The film is a collage of “likes”: like Snyder, director Sngmoo Lee has shot this hybrid mishmash of martial arts and Western films on a greenscreen, painting in much of the image digitally; like Leone, Lee doesn’t shy away from blood staining dusty sand and rawhide; like Jeunet, Lee populates his film with Quirky Characters™ and eccentrically lighthearted comic elements; like Yu, Lee loves to shoot graceful, balletic swordfights against painterly backgrounds. That’s an awful lot of “likes” for one film to have.

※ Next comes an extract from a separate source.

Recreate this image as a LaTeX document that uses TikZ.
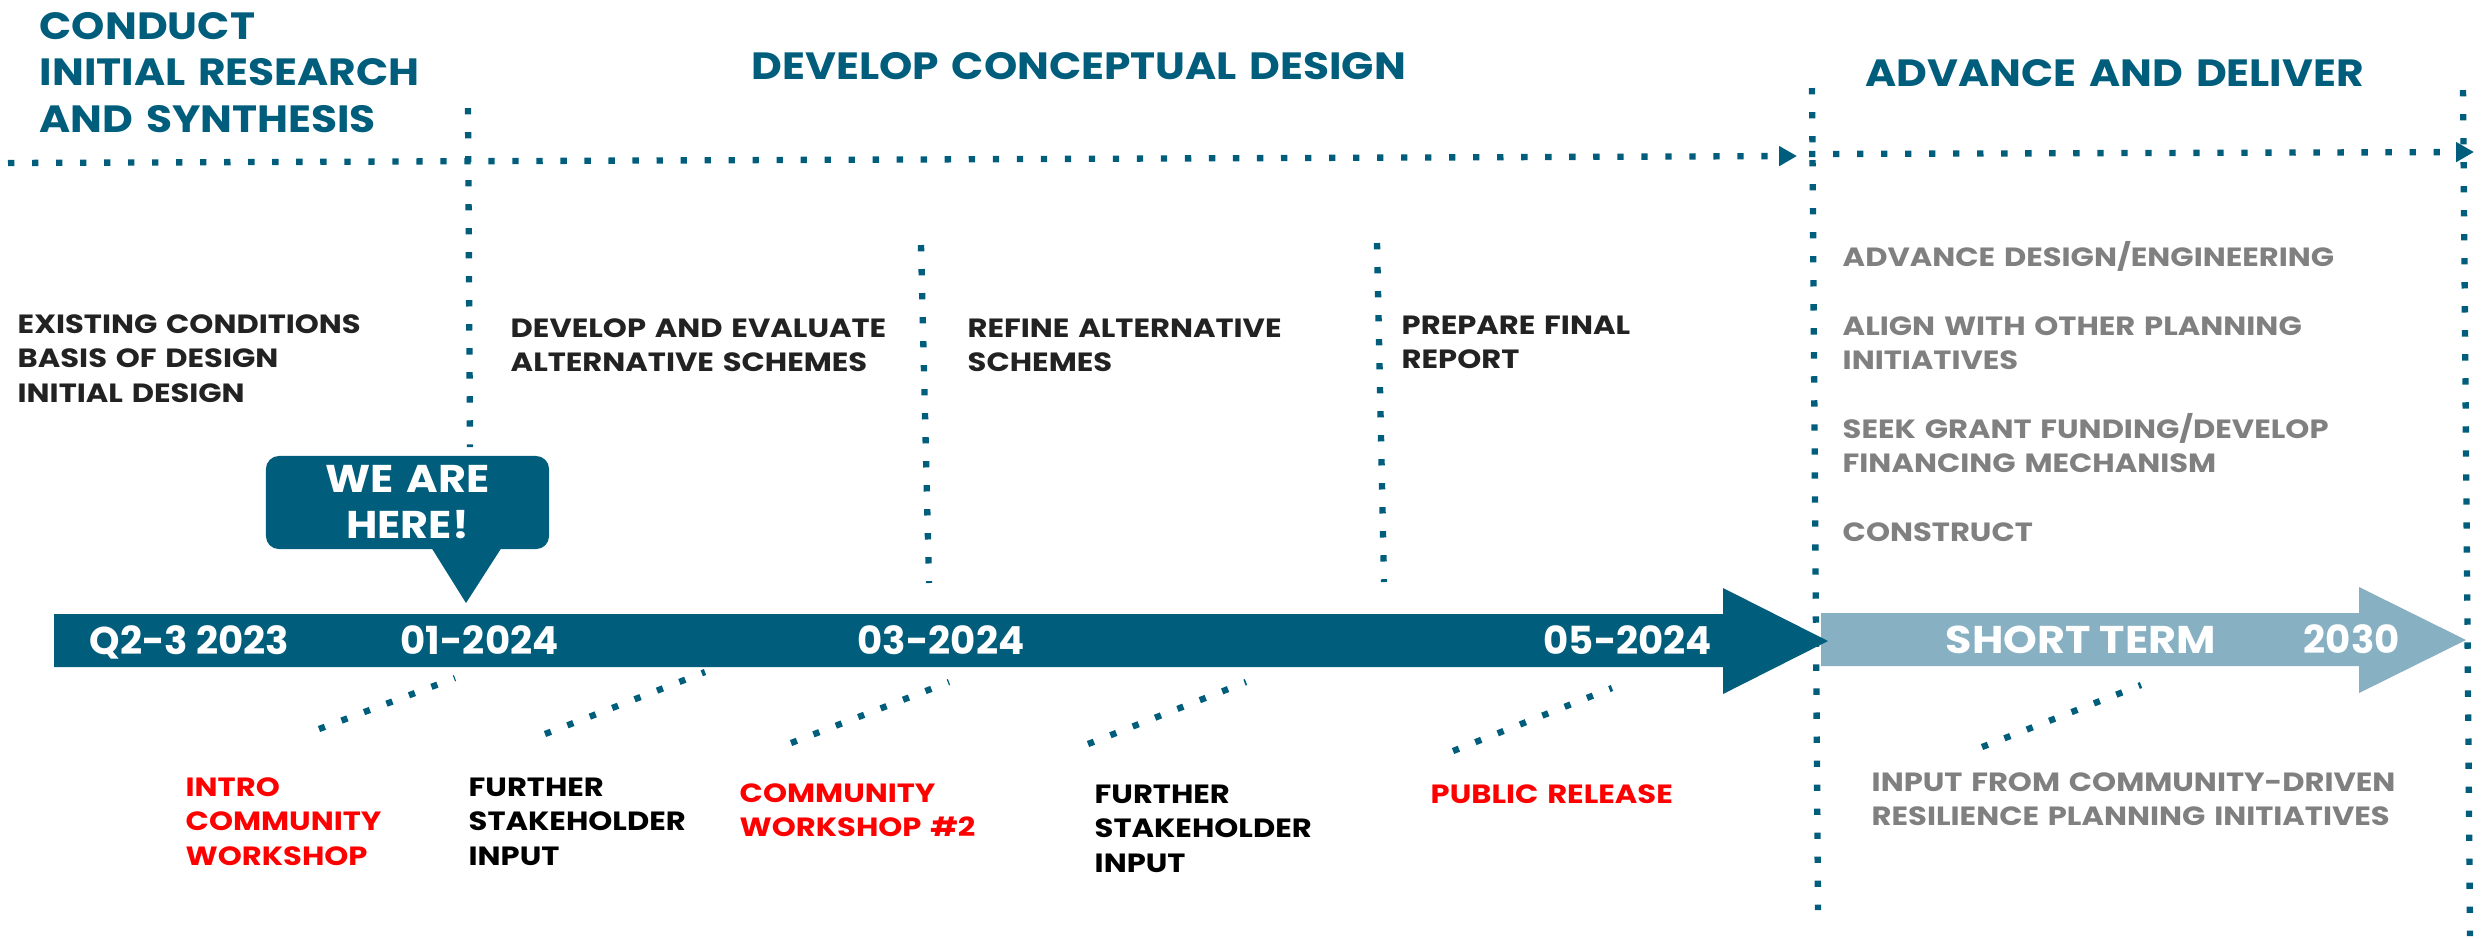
\documentclass[tikz,border=0pt]{standalone}
\usepackage{fontspec}
\setmainfont{Poppins}
\newfontfamily\stretchbody{Poppins}[FakeStretch=1.16]
\newfontfamily\stretchtitle{Poppins}[FakeStretch=1.115]
\newfontfamily\stretchword{Poppins}[FakeStretch=1.11]
\usetikzlibrary{arrows.meta}
\definecolor{tealmain}{RGB}{0,94,124}
\definecolor{teallight}{RGB}{135,176,194}
\definecolor{redlbl}{RGB}{255,0,0}
\definecolor{graylbl}{RGB}{128,128,128}
\definecolor{darklbl}{RGB}{34,34,34}
\newcommand\fbody{\stretchbody\fontsize{7.5pt}{9.82pt}\selectfont\bfseries}
\newcommand\ftitle{\stretchtitle\fontsize{10.8pt}{13.23pt}\selectfont\bfseries}
\newcommand\fdate{\fontsize{11pt}{13pt}\selectfont\bfseries}
\newcommand\fword{\stretchword\fontsize{11pt}{13.1pt}\selectfont\bfseries}
\begin{document}
\begin{tikzpicture}[x=0.01cm,y=-0.01cm,
  dotline/.style={draw=tealmain, line width=1.8pt, dash pattern=on 1.8pt off 5.03pt},
  tip/.style={-{Triangle[length=5.1pt,width=5.4pt]}},
  title/.style={inner sep=0, anchor=base west, text width=8cm, align=left, font=\ftitle, text=tealmain},
  body/.style={inner sep=0, anchor=base west, text width=7cm, align=left, font=\fbody},
  datelbl/.style={inner sep=0, anchor=base west, font=\fdate, text=white}]
\useasboundingbox (0,0) rectangle (2483,938);

% dotted horizontal phase lines
\coordinate (h1s) at (8,163);
\coordinate (h1e) at (1797,156);
\coordinate (h2s) at (1809,154);
\coordinate (h2e) at (2474,152);
\draw[dotline, tip] (h1s) -- (h1e);
\draw[dotline, tip] (h2s) -- (h2e);

% dotted vertical separators
\coordinate (v1t) at (468,108);  \coordinate (v1b) at (470,447);
\coordinate (v2t) at (921,245);  \coordinate (v2b) at (929,583);
\coordinate (v3t) at (1377,243); \coordinate (v3b) at (1384,582);
\coordinate (v4t) at (1812,88);  \coordinate (v4b) at (1818,910);
\coordinate (v5t) at (2463,90);  \coordinate (v5b) at (2470,936);
\draw[dotline] (v1t) -- (v1b);
\draw[dotline] (v2t) -- (v2b);
\draw[dotline] (v3t) -- (v3b);
\draw[dotline] (v4t) -- (v4b);
\draw[dotline] (v5t) -- (v5b);

% diagonal dotted leaders
\coordinate (d1a) at (319,729);  \coordinate (d1b) at (455,678);
\coordinate (d2a) at (545,734);  \coordinate (d2b) at (705,672);
\coordinate (d3a) at (791,743);  \coordinate (d3b) at (949,682);
\coordinate (d4a) at (1088,744); \coordinate (d4b) at (1246,682);
\coordinate (d5a) at (1453,751); \coordinate (d5b) at (1612,688);
\coordinate (d6a) at (1982,747); \coordinate (d6b) at (2141,685);
\foreach \i in {1,...,6} \draw[dotline] (d\i a) -- (d\i b);

% timeline arrows
\fill[teallight] (1821,613) -- (2359,613) -- (2359,587) -- (2466,640) -- (2359,693) -- (2359,666) -- (1821,666) -- cycle;
\fill[tealmain] (54,614) -- (1723,614) -- (1723,588) -- (1828,641) -- (1723,694) -- (1723,667) -- (54,667) -- cycle;

% we are here bubble
\node[fill=tealmain, rounded corners=3.7pt, minimum width=2.83cm, minimum height=0.93cm,
      text width=2.6cm, align=center, inner sep=0, font=\fword, text=white] (here) at (407.5,502.5) {WE ARE\\HERE!};
\fill[tealmain] (431,547) -- (466,603) -- (502,547) -- cycle;

% phase titles
\node[title] (t1) at (39,39) {CONDUCT\\INITIAL RESEARCH\\AND SYNTHESIS};
\node[title] (t2) at (751,79) {DEVELOP CONCEPTUAL DESIGN};
\node[title] (t3) at (1865,86) {ADVANCE AND DELIVER};

% activity labels
\node[body, text=darklbl] (a1) at (17,333) {EXISTING CONDITIONS\\BASIS OF DESIGN\\INITIAL DESIGN};
\node[body, text=darklbl] (a2) at (510,337) {DEVELOP AND EVALUATE\\ALTERNATIVE SCHEMES};
\node[body, text=darklbl] (a3) at (967,337) {REFINE ALTERNATIVE\\SCHEMES};
\node[body, text=darklbl] (a4) at (1401,334) {PREPARE FINAL\\REPORT};
\node[body, text=graylbl] (g1) at (1842,266) {ADVANCE DESIGN/ENGINEERING};
\node[body, text=graylbl] (g2) at (1842,335) {ALIGN WITH OTHER PLANNING\\INITIATIVES};
\node[body, text=graylbl] (g3) at (1842,438) {SEEK GRANT FUNDING/DEVELOP\\FINANCING MECHANISM};
\node[body, text=graylbl] (g4) at (1842,541) {CONSTRUCT};

% dates on arrows
\node[datelbl] (q23) at (89,654) {Q2-3 2023};
\node[datelbl] (m01) at (400,654) {01-2024};
\node[datelbl] (m03) at (857,654) {03-2024};
\node[datelbl] (m05) at (1543,654) {05-2024};
\node[datelbl, font=\fword] (st) at (1945,653) {SHORT TERM};
\node[datelbl] (y30) at (2303,653) {2030};

% engagement labels
\node[body, text=redlbl] (e1) at (185,796) {INTRO\\COMMUNITY\\WORKSHOP};
\node[body, text=black] (e2) at (468,796) {FURTHER\\STAKEHOLDER\\INPUT};
\node[body, text=redlbl] (e3) at (739,802) {COMMUNITY\\WORKSHOP \#2};
\node[body, text=black] (e4) at (1094,803) {FURTHER\\STAKEHOLDER\\INPUT};
\node[body, text=redlbl] (e5) at (1430,803) {PUBLIC RELEASE};
\node[body, text=graylbl] (e6) at (1871,791) {INPUT FROM COMMUNITY-DRIVEN\\RESILIENCE PLANNING INITIATIVES};
\end{tikzpicture}
\end{document}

To be fair, Lee isn’t the first magpie director (paging Quentin Tarantino!), but he fails to make his film feel like anything more than the sum of its influences. Aping Snyder’s digital-world immersion, Lee doesn’t exactly “wow” us; he just sticks us in slick, polished videogame, and the he lacks the magic to pull off any kind of Jeunet-style oddball lovability. The story itself is trite: Yang (Jang Dong-Gun) is the world’s best assassin, until he refuses to kill an infant — the last remaining member of an enemy clan — which makes him an enemy, yada yada yada. Eventually, he finds his way across the sea to the old West town of Lode, where he starts over working as the town laundry, romancing a feisty local tomboy, and eventually risking his own refuge to come to the town’s aid when a snarling, villainous general rides into town….
Yawn. A movie like The Warrior’s Way isn’t about the story anyway, but about action, and even then it disappoints. Not that there’s not plenty of action. There is, and its damn bloody action, but Lee is so intent on making us go “Cool!” that there’s nothing cool about it. The violence is a cartoon and a cartoon we’ve seen before. It’s only at the lunatic end — when samurai finally tussle with cowboys, and clowns bear arms while Ferris Wheels explode– that The Warrior’s Way finally comes alive, establishes an identity and serves up the demented pulp spectacle we’ve been expecting. Otherwise, the movie is an inert, clumsy and stitched-together hodgepodge of ideas from other, better filmmakers, coasting on slickness, devoid of heart and ingenuity.
Familiar faces show up, doing variations of characters they’ve played before. Geoffry Rush slums it as a stumblebum town drunk; Kate Bosworth is likable and sexy as that feisty love interest (and looks damn good in red hair); Danny Huston snarls, again, as the general. Dong-Gun is one of Korea’s top superstars but you wouldn’t know it from here; all he has to do his pose and look stoic. That’s pretty much The Warrior’s way as well. It’s nothing but pose.